Um dos atuais coordenadores do DCE da Unisinos – comandado por petistas e anarquistas –, Erick da Silva, admite que, após as manifestações dos “caras-pintadas”, no início dos anos 90, exigindo o impeachment do presidente Fernando Collor, o movimento entrou numa longa fase de acomodação. “A maior parte das entidades está em poder de pessoas mal-intencionadas, que não têm interesse em realizar eleições transparentes. Muita gente vê o movimento como um trampolim para a carreira política.” Em alguns casos, a atividade partidária e a militância no ME se misturam sem constrangimento.
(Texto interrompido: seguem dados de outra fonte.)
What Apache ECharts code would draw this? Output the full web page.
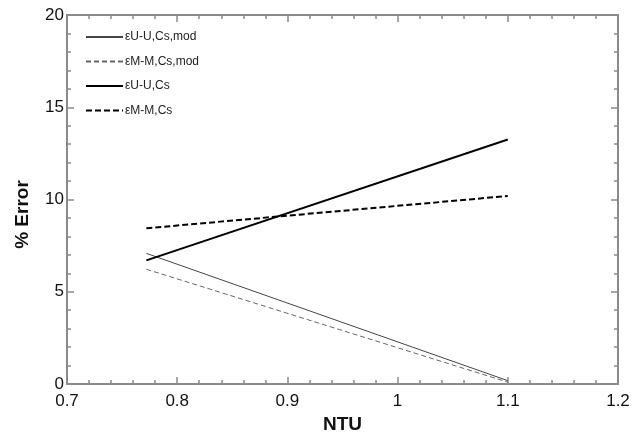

Estudante de Direito da Urcamp de Bagé, Bob Machado acumulou até o mês passado os cargos de presidente do DCE e vereador pelo PTB. Embora tenha feito até greve de fome durante cinco dias, em 1999, para reivindicar a ampliação do crédito educativo, ele mostra-se conformado com o marasmo dentro das universidades. “A tendência hoje é de um movimento não politizado. Está difícil mobilizar o pessoal”, diz Machado, que passou a presidência do DCE para Carlos Augusto de Souza, também do PTB.

Na realidade, não foi apenas a realidade política do país que mudou. A perspectiva profissional dos jovens também se transformou radicalmente, o que não foi devidamente assimilado pelas lideranças estudantis. “O ME é formado por jovens que combinam duas características – disponibilidade política e ideológica associada a uma grande expectativa em relação à sua inserção no mercado de trabalho”, diz Renato Oliveira. Atualmente, a preocupação com a formação e o aperfeiçoamento profissional é muito mais intensa e precoce, o que diminui a disponibilidade para a militância. “A esquerda não incorporou esta nova realidade. Fala para um público que, a rigor, não existe mais. Os movimentos progressistas ainda não entenderam o que está acontecendo dentro das universidades”, observa ele.

Uma das características do ME atual é abrigar coligações que não primam pela coerência ideológica. A própria diretoria da UNE, que completa 65 anos em agosto, consegue conciliar correntes de siglas antagônicas, como PC do B, PTB e até PFL. O presidente do DCE da Ulbra, Sílvio Luciano Ribeiro – que acaba de ser reeleito, com 5080 votos contra 953 – não se mostra surpreso. Para ele, o ME é tão contraditório quanto o próprio espectro partidário do país. “Quem poderia imaginar que o PT estaria cogitando coligar-se com o PL na eleição presidencial? Ou que PPS e PFL concorreriam juntos no Estado? Ou ainda que PDT e PTB partissem para uma fusão?”